Written exercise -
Extract all lines from the data beneath that include the word "this".

# # #

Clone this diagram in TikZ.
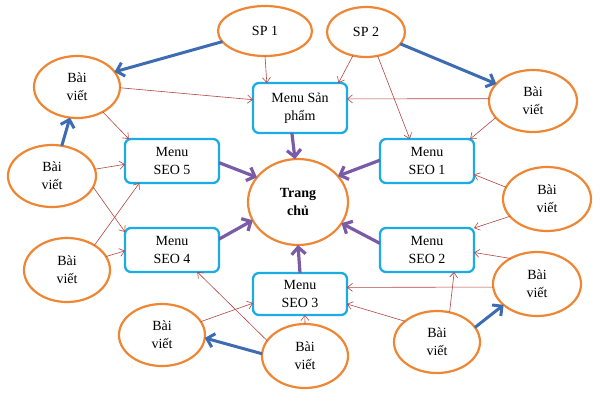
\documentclass[tikz,border=0pt]{standalone}
\usepackage{fontspec}
\setmainfont{Liberation Serif}
\usetikzlibrary{shapes.geometric,arrows.meta}
\definecolor{orng}{RGB}{238,134,52}
\definecolor{cyn}{RGB}{28,172,228}
\definecolor{rd}{RGB}{178,70,66}
\definecolor{blu}{RGB}{62,108,178}
\definecolor{prp}{RGB}{122,92,166}
\begin{document}
\begin{tikzpicture}[x=1pt,y=-1pt,
  txt/.style={font=\fontsize{14}{18}\selectfont,align=center},
  bv/.style 2 args={ellipse,draw=orng,line width=2.2pt,inner sep=0pt,outer sep=0pt,
     minimum width=#1,minimum height=#2,txt},
  menu/.style={rectangle,rounded corners=6pt,draw=cyn,line width=2.3pt,inner sep=0pt,outer sep=0pt,
     minimum width=94pt,minimum height=44pt,txt},
  thin/.style={draw=rd,line width=0.6pt,-{Straight Barb[length=5pt,width=8pt]}},
  bluarr/.style={draw=blu,line width=3pt,-{Straight Barb[length=7pt,width=14pt]}},
  prparr/.style={draw=prp,line width=3.2pt,-{Straight Barb[length=7pt,width=14pt]}}
]
\useasboundingbox (0,0) rectangle (600,400);
\fill[white] (0,0) rectangle (600,400);

% ellipses
\node[bv={94pt}{50pt}] (SP1) at (265,31) {SP 1};
\node[bv={78pt}{50pt}] (SP2) at (366,32) {SP 2};
\node[bv={86pt}{62pt}] (TL) at (77,87) {Bài\\viết};
\node[bv={88pt}{62pt}] (TR) at (533,101) {Bài\\viết};
\node[bv={88pt}{62pt}] (L2) at (52,176) {Bài\\viết};
\node[bv={86pt}{64pt}] (L3) at (67,270) {Bài\\viết};
\node[bv={86pt}{62pt}] (BL) at (162,335) {Bài\\viết};
\node[bv={86pt}{64pt}] (BC) at (305,356) {Bài\\viết};
\node[bv={86pt}{62pt}] (BR) at (437,342) {Bài\\viết};
\node[bv={88pt}{64pt}] (R2) at (537,284) {Bài\\viết};
\node[bv={88pt}{64pt}] (R1) at (547,199) {Bài\\viết};
\node[bv={100pt}{86pt},font=\fontsize{14}{18}\selectfont\bfseries] (TC) at (298,202) {Trang\\chủ};

% menus
\node[menu,minimum height=50pt] (MSP) at (300,108) {Menu Sản\\phẩm};
\node[menu] (S5) at (172,161) {Menu\\SEO 5};
\node[menu] (S1) at (427,161) {Menu\\SEO 1};
\node[menu] (S4) at (172,250) {Menu\\SEO 4};
\node[menu] (S2) at (427,250) {Menu\\SEO 2};
\node[menu,minimum height=42pt] (S3) at (300,294) {Menu\\SEO 3};

% thin red arrows
\draw[thin] (SP1.270) -- (MSP.143);
\draw[thin] (SP2.241) -- (MSP.33);
\draw[thin] (SP2.296) -- (S1.128);
\draw[thin] (TL.359) -- (MSP.170);
\draw[thin] (TL.316) -- (S5.153);
\draw[thin] (TR.177) -- (MSP.11);
\draw[thin] (TR.204) -- (S1.27);
\draw[thin] (L2.9) -- (S5.184);
\draw[thin] (L2.345) -- (S4.159);
\draw[thin] (L3.42) -- (S5.214);
\draw[thin] (L3.19) -- (S4.181);
\draw[thin] (R1.164) -- (S1.344);
\draw[thin] (R1.205) -- (S2.25);
\draw[thin] (R2.136) -- (S2.357);
\draw[thin] (R2.184) -- (S3.8);
\draw[thin] (BR.67) -- (S2.321);
\draw[thin] (BR.147) -- (S3.348);
\draw[thin] (BC.90) -- (S3.283);
\draw[thin] (BC.158) -- (S4.319);
\draw[thin] (BL.19) -- (S3.191);

% blue arrows
\draw[bluarr] (SP1.194) -- (TL.22);
\draw[bluarr] (SP2.341) -- (TR.155);
\draw[bluarr] (L2.72) -- (TL.257);
\draw[bluarr] (BC.177) -- (BL.356);
\draw[bluarr] (BR.21) -- (R2.212);

% purple arrows
\draw[prparr] (MSP.252) -- (TC.94);
\draw[prparr] (S5.358) -- (TC.149);
\draw[prparr] (S1.179) -- (TC.33);
\draw[prparr] (S4.13) -- (TC.202);
\draw[prparr] (S2.172) -- (TC.334);
\draw[prparr] (S3.90) -- (TC.270);
\end{tikzpicture}
\end{document}
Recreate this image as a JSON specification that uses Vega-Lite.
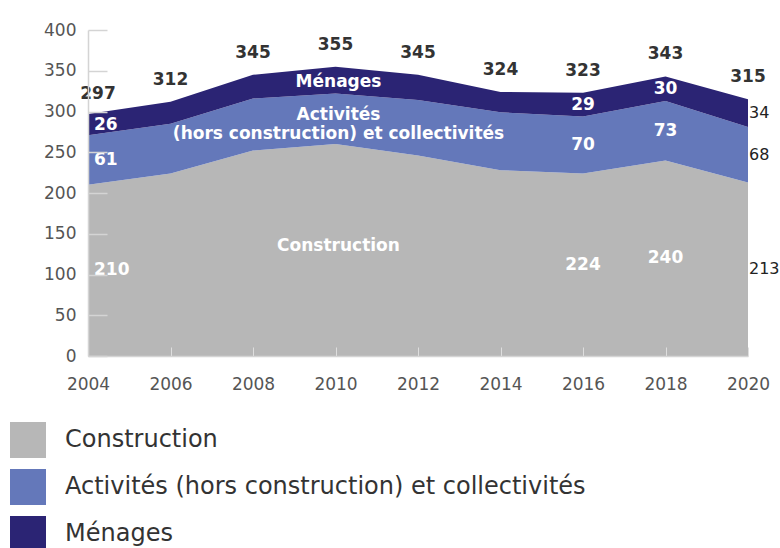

# # #

Response to the exercise -
Clone this diagram in TikZ.
Recreate this image as a JSON specification that uses Vega-Lite.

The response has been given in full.